_What you have to do_:
Repeat each line exactly, leaving nothing out.

##########

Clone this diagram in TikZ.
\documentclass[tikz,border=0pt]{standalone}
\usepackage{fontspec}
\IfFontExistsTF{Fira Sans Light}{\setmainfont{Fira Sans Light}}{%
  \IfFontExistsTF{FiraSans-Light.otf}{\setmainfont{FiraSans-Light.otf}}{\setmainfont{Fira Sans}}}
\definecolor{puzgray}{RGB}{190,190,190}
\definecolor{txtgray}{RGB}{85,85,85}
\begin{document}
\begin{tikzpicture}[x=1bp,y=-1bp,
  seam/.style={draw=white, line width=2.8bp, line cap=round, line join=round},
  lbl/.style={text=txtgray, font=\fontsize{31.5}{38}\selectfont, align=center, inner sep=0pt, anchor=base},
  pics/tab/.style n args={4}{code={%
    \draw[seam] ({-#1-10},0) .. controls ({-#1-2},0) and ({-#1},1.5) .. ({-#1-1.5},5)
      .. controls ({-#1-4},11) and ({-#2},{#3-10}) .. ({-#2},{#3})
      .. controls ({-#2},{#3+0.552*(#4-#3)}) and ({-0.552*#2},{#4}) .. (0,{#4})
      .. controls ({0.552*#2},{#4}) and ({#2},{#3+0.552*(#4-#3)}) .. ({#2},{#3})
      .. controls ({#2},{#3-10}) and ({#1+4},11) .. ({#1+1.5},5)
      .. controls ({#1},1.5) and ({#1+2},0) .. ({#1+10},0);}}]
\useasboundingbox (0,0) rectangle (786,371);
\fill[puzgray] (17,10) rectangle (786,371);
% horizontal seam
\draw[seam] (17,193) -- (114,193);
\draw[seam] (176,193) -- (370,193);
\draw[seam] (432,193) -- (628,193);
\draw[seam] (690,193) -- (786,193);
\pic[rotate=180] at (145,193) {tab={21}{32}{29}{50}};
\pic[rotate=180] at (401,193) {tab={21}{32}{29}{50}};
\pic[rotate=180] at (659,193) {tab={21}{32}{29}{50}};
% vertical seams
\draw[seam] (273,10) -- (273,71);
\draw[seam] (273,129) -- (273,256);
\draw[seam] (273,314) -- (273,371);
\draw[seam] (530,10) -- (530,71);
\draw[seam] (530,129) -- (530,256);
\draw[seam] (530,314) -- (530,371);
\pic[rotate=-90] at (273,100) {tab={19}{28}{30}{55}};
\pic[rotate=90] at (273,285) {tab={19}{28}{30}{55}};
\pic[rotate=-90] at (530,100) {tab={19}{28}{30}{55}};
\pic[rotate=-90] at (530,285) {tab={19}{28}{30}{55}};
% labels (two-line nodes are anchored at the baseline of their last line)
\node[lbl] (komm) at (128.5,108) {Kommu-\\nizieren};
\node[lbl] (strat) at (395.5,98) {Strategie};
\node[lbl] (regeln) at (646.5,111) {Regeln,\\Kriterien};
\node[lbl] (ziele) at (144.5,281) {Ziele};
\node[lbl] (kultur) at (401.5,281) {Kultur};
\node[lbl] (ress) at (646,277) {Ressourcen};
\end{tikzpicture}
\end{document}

##########

_Task solution_:
Clone this diagram in TikZ.
\documentclass[tikz,border=0pt]{standalone}
\usepackage{fontspec}
\IfFontExistsTF{Fira Sans Light}{\setmainfont{Fira Sans Light}}{%
  \IfFontExistsTF{FiraSans-Light.otf}{\setmainfont{FiraSans-Light.otf}}{\setmainfont{Fira Sans}}}
\definecolor{puzgray}{RGB}{190,190,190}
\definecolor{txtgray}{RGB}{85,85,85}
\begin{document}
\begin{tikzpicture}[x=1bp,y=-1bp,
  seam/.style={draw=white, line width=2.8bp, line cap=round, line join=round},
  lbl/.style={text=txtgray, font=\fontsize{31.5}{38}\selectfont, align=center, inner sep=0pt, anchor=base},
  pics/tab/.style n args={4}{code={%
    \draw[seam] ({-#1-10},0) .. controls ({-#1-2},0) and ({-#1},1.5) .. ({-#1-1.5},5)
      .. controls ({-#1-4},11) and ({-#2},{#3-10}) .. ({-#2},{#3})
      .. controls ({-#2},{#3+0.552*(#4-#3)}) and ({-0.552*#2},{#4}) .. (0,{#4})
      .. controls ({0.552*#2},{#4}) and ({#2},{#3+0.552*(#4-#3)}) .. ({#2},{#3})
      .. controls ({#2},{#3-10}) and ({#1+4},11) .. ({#1+1.5},5)
      .. controls ({#1},1.5) and ({#1+2},0) .. ({#1+10},0);}}]
\useasboundingbox (0,0) rectangle (786,371);
\fill[puzgray] (17,10) rectangle (786,371);
% horizontal seam
\draw[seam] (17,193) -- (114,193);
\draw[seam] (176,193) -- (370,193);
\draw[seam] (432,193) -- (628,193);
\draw[seam] (690,193) -- (786,193);
\pic[rotate=180] at (145,193) {tab={21}{32}{29}{50}};
\pic[rotate=180] at (401,193) {tab={21}{32}{29}{50}};
\pic[rotate=180] at (659,193) {tab={21}{32}{29}{50}};
% vertical seams
\draw[seam] (273,10) -- (273,71);
\draw[seam] (273,129) -- (273,256);
\draw[seam] (273,314) -- (273,371);
\draw[seam] (530,10) -- (530,71);
\draw[seam] (530,129) -- (530,256);
\draw[seam] (530,314) -- (530,371);
\pic[rotate=-90] at (273,100) {tab={19}{28}{30}{55}};
\pic[rotate=90] at (273,285) {tab={19}{28}{30}{55}};
\pic[rotate=-90] at (530,100) {tab={19}{28}{30}{55}};
\pic[rotate=-90] at (530,285) {tab={19}{28}{30}{55}};
% labels (two-line nodes are anchored at the baseline of their last line)
\node[lbl] (komm) at (128.5,108) {Kommu-\\nizieren};
\node[lbl] (strat) at (395.5,98) {Strategie};
\node[lbl] (regeln) at (646.5,111) {Regeln,\\Kriterien};
\node[lbl] (ziele) at (144.5,281) {Ziele};
\node[lbl] (kultur) at (401.5,281) {Kultur};
\node[lbl] (ress) at (646,277) {Ressourcen};
\end{tikzpicture}
\end{document}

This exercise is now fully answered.